__Prompt__:
In the listing below, find the line with "(rstAl) -- (rstAr);", then repeat exactly every line from the top through that one.

↓

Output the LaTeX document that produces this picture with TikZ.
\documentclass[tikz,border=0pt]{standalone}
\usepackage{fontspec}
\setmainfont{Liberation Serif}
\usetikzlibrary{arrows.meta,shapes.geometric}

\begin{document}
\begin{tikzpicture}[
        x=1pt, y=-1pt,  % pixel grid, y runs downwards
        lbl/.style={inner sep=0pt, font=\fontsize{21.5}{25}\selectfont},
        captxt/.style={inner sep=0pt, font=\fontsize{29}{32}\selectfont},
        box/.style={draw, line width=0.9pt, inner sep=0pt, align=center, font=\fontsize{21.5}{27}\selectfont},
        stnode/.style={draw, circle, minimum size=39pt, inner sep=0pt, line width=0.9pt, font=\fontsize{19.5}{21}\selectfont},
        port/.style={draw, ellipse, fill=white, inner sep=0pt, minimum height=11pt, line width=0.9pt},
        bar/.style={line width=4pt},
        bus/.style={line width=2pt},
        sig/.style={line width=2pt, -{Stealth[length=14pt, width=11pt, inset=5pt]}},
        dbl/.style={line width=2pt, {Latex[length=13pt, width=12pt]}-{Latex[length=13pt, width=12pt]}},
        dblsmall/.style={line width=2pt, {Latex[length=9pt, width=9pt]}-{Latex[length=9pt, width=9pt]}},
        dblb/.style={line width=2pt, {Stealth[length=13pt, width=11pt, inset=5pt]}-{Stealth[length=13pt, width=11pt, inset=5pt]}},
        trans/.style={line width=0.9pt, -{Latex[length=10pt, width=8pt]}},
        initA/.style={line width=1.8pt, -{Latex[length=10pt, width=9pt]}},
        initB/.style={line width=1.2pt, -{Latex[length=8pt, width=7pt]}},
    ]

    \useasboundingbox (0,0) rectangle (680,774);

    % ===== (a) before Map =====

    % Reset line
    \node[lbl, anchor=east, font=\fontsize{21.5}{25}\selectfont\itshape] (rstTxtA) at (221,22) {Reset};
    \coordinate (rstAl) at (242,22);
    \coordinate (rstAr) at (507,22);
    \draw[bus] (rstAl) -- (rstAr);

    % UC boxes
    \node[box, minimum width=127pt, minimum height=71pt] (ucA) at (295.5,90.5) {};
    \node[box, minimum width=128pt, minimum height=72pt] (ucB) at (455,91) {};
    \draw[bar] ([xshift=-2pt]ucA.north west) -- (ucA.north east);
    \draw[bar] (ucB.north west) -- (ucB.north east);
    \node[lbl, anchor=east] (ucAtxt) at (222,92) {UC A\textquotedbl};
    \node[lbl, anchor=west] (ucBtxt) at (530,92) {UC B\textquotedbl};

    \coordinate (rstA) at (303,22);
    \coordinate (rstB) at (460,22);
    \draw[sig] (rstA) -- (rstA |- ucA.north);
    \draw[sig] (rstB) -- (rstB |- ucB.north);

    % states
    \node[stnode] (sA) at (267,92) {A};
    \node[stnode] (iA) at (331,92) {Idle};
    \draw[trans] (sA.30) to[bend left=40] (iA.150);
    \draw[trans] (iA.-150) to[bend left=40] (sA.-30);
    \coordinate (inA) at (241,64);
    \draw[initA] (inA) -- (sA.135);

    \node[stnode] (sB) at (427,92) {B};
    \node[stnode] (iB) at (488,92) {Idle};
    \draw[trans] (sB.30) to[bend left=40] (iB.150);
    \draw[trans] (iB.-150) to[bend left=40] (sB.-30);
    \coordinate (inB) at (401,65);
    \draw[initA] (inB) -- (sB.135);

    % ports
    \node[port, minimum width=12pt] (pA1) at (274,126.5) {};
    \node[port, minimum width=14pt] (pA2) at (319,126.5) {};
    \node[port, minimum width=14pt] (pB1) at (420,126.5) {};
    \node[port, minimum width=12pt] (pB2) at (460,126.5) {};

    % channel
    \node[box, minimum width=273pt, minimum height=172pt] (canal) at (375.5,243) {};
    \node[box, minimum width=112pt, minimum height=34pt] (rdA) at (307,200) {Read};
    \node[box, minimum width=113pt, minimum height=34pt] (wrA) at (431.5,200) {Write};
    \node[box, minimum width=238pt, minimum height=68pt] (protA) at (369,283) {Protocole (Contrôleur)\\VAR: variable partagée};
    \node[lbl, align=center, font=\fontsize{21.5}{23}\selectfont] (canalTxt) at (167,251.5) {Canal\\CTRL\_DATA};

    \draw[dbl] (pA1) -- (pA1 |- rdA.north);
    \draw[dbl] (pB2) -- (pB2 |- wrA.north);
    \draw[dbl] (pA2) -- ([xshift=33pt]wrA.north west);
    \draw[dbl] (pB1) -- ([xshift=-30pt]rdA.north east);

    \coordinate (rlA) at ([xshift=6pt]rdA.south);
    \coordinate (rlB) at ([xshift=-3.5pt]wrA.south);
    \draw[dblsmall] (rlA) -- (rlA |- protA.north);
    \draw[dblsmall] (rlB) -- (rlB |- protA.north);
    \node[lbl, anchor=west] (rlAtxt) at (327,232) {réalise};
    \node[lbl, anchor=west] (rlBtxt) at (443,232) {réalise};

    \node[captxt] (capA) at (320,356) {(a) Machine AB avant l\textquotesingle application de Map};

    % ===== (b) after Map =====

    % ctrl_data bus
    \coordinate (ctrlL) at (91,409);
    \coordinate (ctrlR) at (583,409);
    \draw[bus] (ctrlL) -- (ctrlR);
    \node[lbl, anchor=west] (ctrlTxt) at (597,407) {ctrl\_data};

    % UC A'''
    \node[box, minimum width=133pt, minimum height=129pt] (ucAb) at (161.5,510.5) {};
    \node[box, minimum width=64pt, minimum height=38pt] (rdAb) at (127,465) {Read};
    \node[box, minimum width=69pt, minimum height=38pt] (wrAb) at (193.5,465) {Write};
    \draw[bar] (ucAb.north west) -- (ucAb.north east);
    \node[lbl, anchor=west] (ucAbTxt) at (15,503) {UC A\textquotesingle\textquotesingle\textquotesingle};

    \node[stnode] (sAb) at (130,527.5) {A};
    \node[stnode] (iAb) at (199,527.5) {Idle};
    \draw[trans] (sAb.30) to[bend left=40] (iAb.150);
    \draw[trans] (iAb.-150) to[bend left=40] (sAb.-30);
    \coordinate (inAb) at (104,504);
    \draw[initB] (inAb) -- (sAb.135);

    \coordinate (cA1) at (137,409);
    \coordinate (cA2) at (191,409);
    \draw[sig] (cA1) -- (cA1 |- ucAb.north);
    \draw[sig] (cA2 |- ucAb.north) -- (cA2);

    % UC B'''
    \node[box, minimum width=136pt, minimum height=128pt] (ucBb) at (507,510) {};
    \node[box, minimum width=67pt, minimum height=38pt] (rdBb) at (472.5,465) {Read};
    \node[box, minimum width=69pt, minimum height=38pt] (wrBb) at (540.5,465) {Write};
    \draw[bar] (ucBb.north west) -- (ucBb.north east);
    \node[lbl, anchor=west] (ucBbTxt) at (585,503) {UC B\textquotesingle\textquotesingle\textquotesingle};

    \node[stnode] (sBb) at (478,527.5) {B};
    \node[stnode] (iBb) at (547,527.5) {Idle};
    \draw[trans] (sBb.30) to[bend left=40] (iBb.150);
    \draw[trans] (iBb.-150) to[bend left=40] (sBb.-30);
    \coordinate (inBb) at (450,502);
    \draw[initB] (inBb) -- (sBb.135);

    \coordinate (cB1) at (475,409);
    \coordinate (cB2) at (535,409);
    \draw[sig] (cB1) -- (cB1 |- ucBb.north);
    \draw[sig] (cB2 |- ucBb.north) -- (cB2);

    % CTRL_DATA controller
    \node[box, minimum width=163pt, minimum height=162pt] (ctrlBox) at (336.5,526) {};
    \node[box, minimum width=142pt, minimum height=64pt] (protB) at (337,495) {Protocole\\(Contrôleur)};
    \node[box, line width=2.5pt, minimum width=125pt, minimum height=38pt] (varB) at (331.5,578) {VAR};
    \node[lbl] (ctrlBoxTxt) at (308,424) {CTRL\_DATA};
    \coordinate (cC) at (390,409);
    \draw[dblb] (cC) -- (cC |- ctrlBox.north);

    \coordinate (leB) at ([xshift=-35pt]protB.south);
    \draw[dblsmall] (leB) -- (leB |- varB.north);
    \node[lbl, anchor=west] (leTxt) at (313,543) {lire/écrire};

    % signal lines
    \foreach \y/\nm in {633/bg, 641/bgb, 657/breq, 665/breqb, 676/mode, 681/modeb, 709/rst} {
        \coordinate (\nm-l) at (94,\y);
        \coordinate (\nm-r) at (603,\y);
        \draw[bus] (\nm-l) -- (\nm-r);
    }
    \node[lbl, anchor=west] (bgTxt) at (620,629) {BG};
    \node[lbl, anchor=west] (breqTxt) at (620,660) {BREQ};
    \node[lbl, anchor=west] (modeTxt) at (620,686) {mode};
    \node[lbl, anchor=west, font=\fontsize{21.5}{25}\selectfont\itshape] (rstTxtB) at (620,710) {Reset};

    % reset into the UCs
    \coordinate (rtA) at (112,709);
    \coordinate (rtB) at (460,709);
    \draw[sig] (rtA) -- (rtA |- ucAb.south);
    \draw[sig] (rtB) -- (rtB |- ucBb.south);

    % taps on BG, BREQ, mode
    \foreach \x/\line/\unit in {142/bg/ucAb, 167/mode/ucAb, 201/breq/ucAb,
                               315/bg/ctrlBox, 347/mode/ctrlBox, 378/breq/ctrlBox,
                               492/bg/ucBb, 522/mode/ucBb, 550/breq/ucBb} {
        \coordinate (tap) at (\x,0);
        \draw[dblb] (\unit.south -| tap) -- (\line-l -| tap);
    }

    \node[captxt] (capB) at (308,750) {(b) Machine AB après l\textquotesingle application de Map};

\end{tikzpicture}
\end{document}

↑

__Result for this exercise__:
Output the LaTeX document that produces this picture with TikZ.
\documentclass[tikz,border=0pt]{standalone}
\usepackage{fontspec}
\setmainfont{Liberation Serif}
\usetikzlibrary{arrows.meta,shapes.geometric}

\begin{document}
\begin{tikzpicture}[
        x=1pt, y=-1pt,  % pixel grid, y runs downwards
        lbl/.style={inner sep=0pt, font=\fontsize{21.5}{25}\selectfont},
        captxt/.style={inner sep=0pt, font=\fontsize{29}{32}\selectfont},
        box/.style={draw, line width=0.9pt, inner sep=0pt, align=center, font=\fontsize{21.5}{27}\selectfont},
        stnode/.style={draw, circle, minimum size=39pt, inner sep=0pt, line width=0.9pt, font=\fontsize{19.5}{21}\selectfont},
        port/.style={draw, ellipse, fill=white, inner sep=0pt, minimum height=11pt, line width=0.9pt},
        bar/.style={line width=4pt},
        bus/.style={line width=2pt},
        sig/.style={line width=2pt, -{Stealth[length=14pt, width=11pt, inset=5pt]}},
        dbl/.style={line width=2pt, {Latex[length=13pt, width=12pt]}-{Latex[length=13pt, width=12pt]}},
        dblsmall/.style={line width=2pt, {Latex[length=9pt, width=9pt]}-{Latex[length=9pt, width=9pt]}},
        dblb/.style={line width=2pt, {Stealth[length=13pt, width=11pt, inset=5pt]}-{Stealth[length=13pt, width=11pt, inset=5pt]}},
        trans/.style={line width=0.9pt, -{Latex[length=10pt, width=8pt]}},
        initA/.style={line width=1.8pt, -{Latex[length=10pt, width=9pt]}},
        initB/.style={line width=1.2pt, -{Latex[length=8pt, width=7pt]}},
    ]

    \useasboundingbox (0,0) rectangle (680,774);

    % ===== (a) before Map =====

    % Reset line
    \node[lbl, anchor=east, font=\fontsize{21.5}{25}\selectfont\itshape] (rstTxtA) at (221,22) {Reset};
    \coordinate (rstAl) at (242,22);
    \coordinate (rstAr) at (507,22);
    \draw[bus] (rstAl) -- (rstAr);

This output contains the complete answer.